There is no answer to “why me.” The math doesn’t math, and it never will. But the question was never really “why did I survive?” The question is “what am I going to do with the time they didn’t get?”
And my answer is this: I’m going to live in a way that would make them proud.
I wake up every morning, and I build something that matters. I help veterans find their footing when they take off the uniform. I’m loud. I’m honest. I’m uncomfortable. I’m relentless. Because 15 men don’t get to be any of those things anymore, and someone has to be.
I don’t carry them as a burden anymore. I carry them as fuel. Every time I show up, they show up with me. Every time I build something, they build it too. Every time I push through something that feels impossible, 15 names remind me that I don’t get to quit.
Because they didn’t get the option to keep going. And I did.
Remember Them
Over 1 million Americans have given their lives in service to this country since Memorial Day was first observed after the Civil War.
One million.
That number is so big it becomes a statistic. A line in a textbook. Something people scroll past on their way to the grill deals.
So let me make it real.
SSG Steven G. Bayow. SGT Daniel Torres. PFC Travis W. Anderson. PFC Wesley R. Riggs. 1LT David L. Giaimo. SGT Kurtis K. Arcala. SPC Joshua J. Kynoch. PFC Kenny D. Rojas. SPC Philip C.S. Schiller. CPL Juan P. Navarro. SSG Richard A. Essex. SGT Luis A. Oliveras. PFC Michael R. DeMarsico II. PFC Jon R. Townsend. PFC Brandon L. Buttry.

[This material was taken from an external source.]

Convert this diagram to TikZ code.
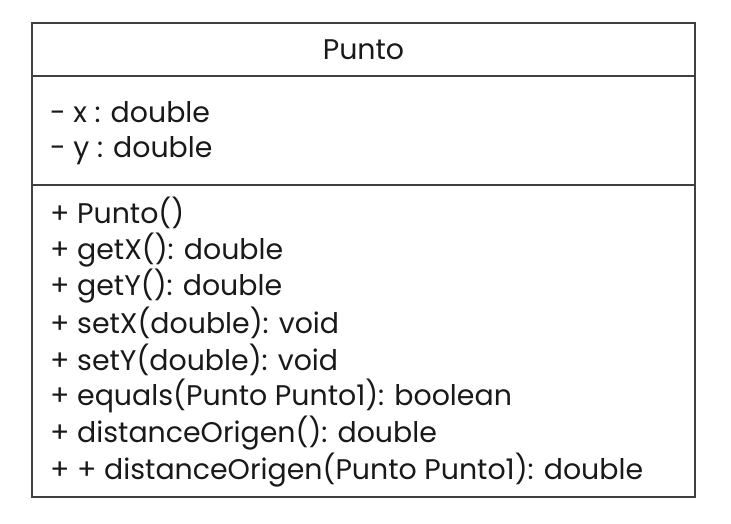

These are my 15. I’ll carry them until it’s my turn.
I hope they’re proud of me.
My name is Adam Peters, and I’m here to unfuck the transition.




I’m certain they are proud of you and your service.
Why others didn’t come home and we did may never make sense. It may also be something we can never totally stop thinking about.
However, this post is a great example of how we can try to keep things in perspective and honor those who paid the ultimate price.
God bless and keep up the good fight!